The most fundamental classification of taxes is based on who collects the taxes from the tax payer.
Direct Taxes, as the name suggests, are taxes that are directly paid to the government by the taxpayer. It is a tax applied on individuals and organizations directly by the government e.g. income tax, corporation tax, wealth tax etc.
Indirect Taxes are applied on the manufacture or sale of goods and services. These are initially paid to the government by an intermediary, who then adds the amount of the tax paid to the value of the goods / services and passes on the total amount to the end user.
Examples of these are sales tax, service tax, excise duty etc.
How do these important Direct and Indirect Taxes affect you?
Income Tax is paid by an individual based on his/her taxable income in a given financial year. Under the Income Tax Act, the term ‘individual’ also includes Hindu Undivided Families (HUFs), Co-operative Societies, Trusts and any artificial judicial person. Taxable income refers to total income minus applicable deductions and exemptions.

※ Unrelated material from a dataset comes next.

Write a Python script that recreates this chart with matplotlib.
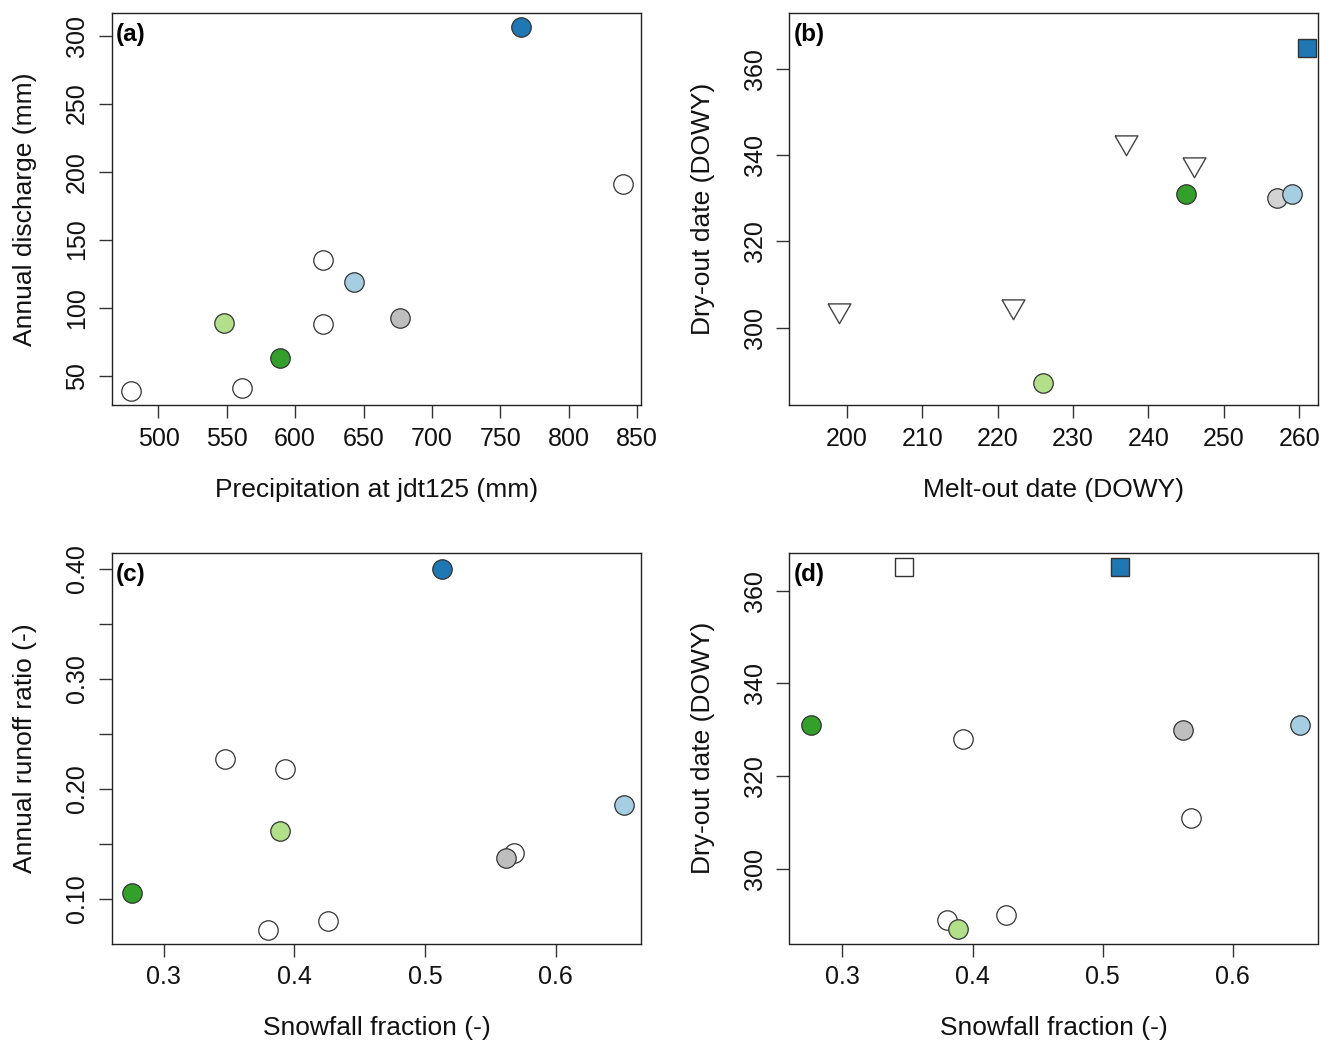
# Four-panel scatter: discharge, runoff ratio and dry-out dates
import matplotlib
matplotlib.use("Agg")
import matplotlib.pyplot as plt

plt.rcParams['font.family'] = ['Liberation Sans', 'DejaVu Sans']

# site colours (filled sites), white for the rest
colours = ["#1f78b4", "#a6cee3", "#bebebe", "#b2df8a", "#33a02c"]

# (a) precipitation vs annual discharge
precip = [765, 643, 677, 548, 589]
discharge = [306, 119, 92.6, 88.7, 62.7]
precip_white = [840, 620, 620, 561, 480]
discharge_white = [190.7, 135, 87.7, 40.7, 38.7]

# (b) melt-out vs dry-out
melt_sq = [261]
dry_sq = [365]
melt_tri = [199, 222, 237, 246]
dry_tri = [304, 305, 343, 338]
melt_circ = [245, 257, 259, 226]
dry_circ = [331, 330, 331, 287]
colours_b = ["#33a02c", "#d3d3d3", "#a6cee3", "#b2df8a"]

# (c) snowfall fraction vs runoff ratio
snowfrac = [0.513, 0.652, 0.562, 0.389, 0.276]
runoff = [0.400, 0.185, 0.137, 0.162, 0.105]
snowfrac_white = [0.347, 0.393, 0.568, 0.380, 0.426]
runoff_white = [0.227, 0.218, 0.1415, 0.072, 0.080]

# (d) snowfall fraction vs dry-out date
dryout = [365, 331, 330, 287, 331]
dryout_white = [365, 328, 311, 289, 290]

W, H = 1322, 1046
fig = plt.figure(figsize=(W / 100, H / 100), dpi=100)

def box(l, r, t, b):
    return [l / W, 1 - b / H, (r - l) / W, (b - t) / H]

ax_a = fig.add_axes(box(112, 641, 13.3, 405))
ax_b = fig.add_axes(box(789.5, 1318, 13.3, 405))
ax_c = fig.add_axes(box(112, 641, 553.2, 943.5))
ax_d = fig.add_axes(box(789.5, 1318, 553.2, 943.5))

# R style downward triangle, centred on its centroid
tri = [(-0.866, 0.5), (0.866, 0.5), (0.0, -1.0), (-0.866, 0.5)]

def circles(ax, x, y, cols):
    for xi, yi, c in zip(x, y, cols):
        ax.plot(xi, yi, 'o', ms=14, mfc=c, mec='#333333', mew=0.9)

def squares(ax, x, y, cols):
    for xi, yi, c in zip(x, y, cols):
        ax.plot(xi, yi, 's', ms=12.5, mfc=c, mec='#333333', mew=1.0)

def style(ax, tag, xlabel, ylabel):
    for s in ax.spines.values():
        s.set_linewidth(1.0)
        s.set_color('#222222')
    ax.tick_params(axis='both', length=9.5, width=1.0, color='#333333',
                   labelsize=18, labelcolor='#111111')
    ax.tick_params(axis='x', pad=6)
    ax.tick_params(axis='y', pad=7)
    for lab in ax.get_yticklabels():
        lab.set_rotation(90)
        lab.set_va('center')
    ax.set_xlabel(xlabel, fontsize=19, va='baseline', color='#111111')
    ax.xaxis.set_label_coords(0.5, -92 / 391.0)
    ax.set_ylabel(ylabel, fontsize=19, va='center', color='#111111')
    ax.yaxis.set_label_coords(-87 / 529.0, 0.5)
    ax.text(0.008, 0.975, tag, transform=ax.transAxes, ha='left', va='top',
            fontsize=17.5, fontweight='bold')

# (a)
circles(ax_a, precip_white, discharge_white, ["white"] * 5)
circles(ax_a, precip, discharge, colours)
ax_a.set_xlim(466, 853)
ax_a.set_ylim(28.4, 316.4)
ax_a.set_xticks(range(500, 851, 50))
ax_a.set_yticks(range(50, 301, 50))
style(ax_a, "(a)", "Precipitation at jdt125 (mm)", "Annual discharge (mm)")

# (b)
ax_b.plot(melt_tri, dry_tri, ls='none', marker=tri, ms=19, mfc='white',
          mec='#444444', mew=1.0)
circles(ax_b, melt_circ, dry_circ, colours_b)
squares(ax_b, melt_sq, dry_sq, [colours[0]])
ax_b.set_xlim(192.4, 262.5)
ax_b.set_ylim(282.0, 373.0)
ax_b.set_xticks(range(200, 261, 10))
ax_b.set_yticks(range(300, 361, 20))
style(ax_b, "(b)", "Melt-out date (DOWY)", "Dry-out date (DOWY)")

# (c)
circles(ax_c, snowfrac_white, runoff_white, ["white"] * 5)
circles(ax_c, snowfrac, runoff, colours)
ax_c.set_xlim(0.2605, 0.6653)
ax_c.set_ylim(0.0594, 0.4141)
ax_c.set_xticks([0.3, 0.4, 0.5, 0.6])
ax_c.set_xticklabels(["0.3", "0.4", "0.5", "0.6"])
ax_c.set_yticks([0.10, 0.15, 0.20, 0.25, 0.30, 0.35, 0.40])
ax_c.set_yticklabels(["0.10", "", "0.20", "", "0.30", "", "0.40"])
style(ax_c, "(c)", "Snowfall fraction (-)", "Annual runoff ratio (-)")

# (d) sites that never dried out are squares at 365
sq_x = [x for x, y in zip(snowfrac_white, dryout_white) if y >= 365]
circ_x = [x for x, y in zip(snowfrac_white, dryout_white) if y < 365]
circ_y = [y for y in dryout_white if y < 365]
circles(ax_d, circ_x, circ_y, ["white"] * len(circ_x))
squares(ax_d, sq_x, [365] * len(sq_x), ["white"] * len(sq_x))
for x, y, c in zip(snowfrac, dryout, colours):
    if y >= 365:
        squares(ax_d, [x], [y], [c])
    else:
        circles(ax_d, [x], [y], [c])
ax_d.set_xlim(0.2593, 0.6655)
ax_d.set_ylim(283.96, 368.05)
ax_d.set_xticks([0.3, 0.4, 0.5, 0.6])
ax_d.set_xticklabels(["0.3", "0.4", "0.5", "0.6"])
ax_d.set_yticks(range(300, 361, 20))
style(ax_d, "(d)", "Snowfall fraction (-)", "Dry-out date (DOWY)")

fig.savefig("out.png", dpi=100)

Tax is payable if the taxable is above the minimum taxable limit and is paid as per the differing rates announced for each tax slab for the financial year.
Capital Gains Tax
The profits made on sale of property are taxable under Capital Gains Tax. Property here includes stocks, bonds, residential property, precious metals etc. It is taxed at two different rates based on how long the property was owned by the taxpayer – Short Term Capital Gains Tax and Long Term Capital Gains Tax. This deciding period of ownership varies greatly for different classes of property.
Wealth tax is applicable on individuals, HUFs or companies on the value of their assets in a given financial year on the date of valuation. It is taxed at the rate of 1% of the net wealth of any assesse exceeding Rs 30,00,000.
‘Net wealth’ here includes, unproductive assets like cash in hand above Rs 50,000, second residential property not rented out, cars, gold jewellery or bullion, boats, yachts, aircrafts or urban land. It does not include productive assets like commercial property, stocks, bonds, fixed deposits, mutual funds etc.
Corporation Tax is paid by Companies and Businesses operating in India on the income earned worldwide in a given financial year. The rates of taxation vary based on whether the company is incorporated in India or abroad
Sales Tax is charged on the sale of movable goods. It is collected by the Central Government in case of inter-state sales (Central Sales Tax or CST) and by the State Government for intra-state sales (Value Added Tax or VAT). The rates of taxation vary depending on the product type.
Excise duty is applicable on the manufacture of goods sold in India. Once goods are manufactured, it is originally paid by the manufacturer directly to the Central Government. When the goods change hands from the manufacturer to the buyer, this tax is bundled by the manufacturer along with the cost of goods and passed on to the buyer.
Service tax is applicable on all services provided in India except a specified negative list of services that are exempt. It is paid by the service provider to the government who in turn collects it from the end user by the service provider at the time of provision of such service.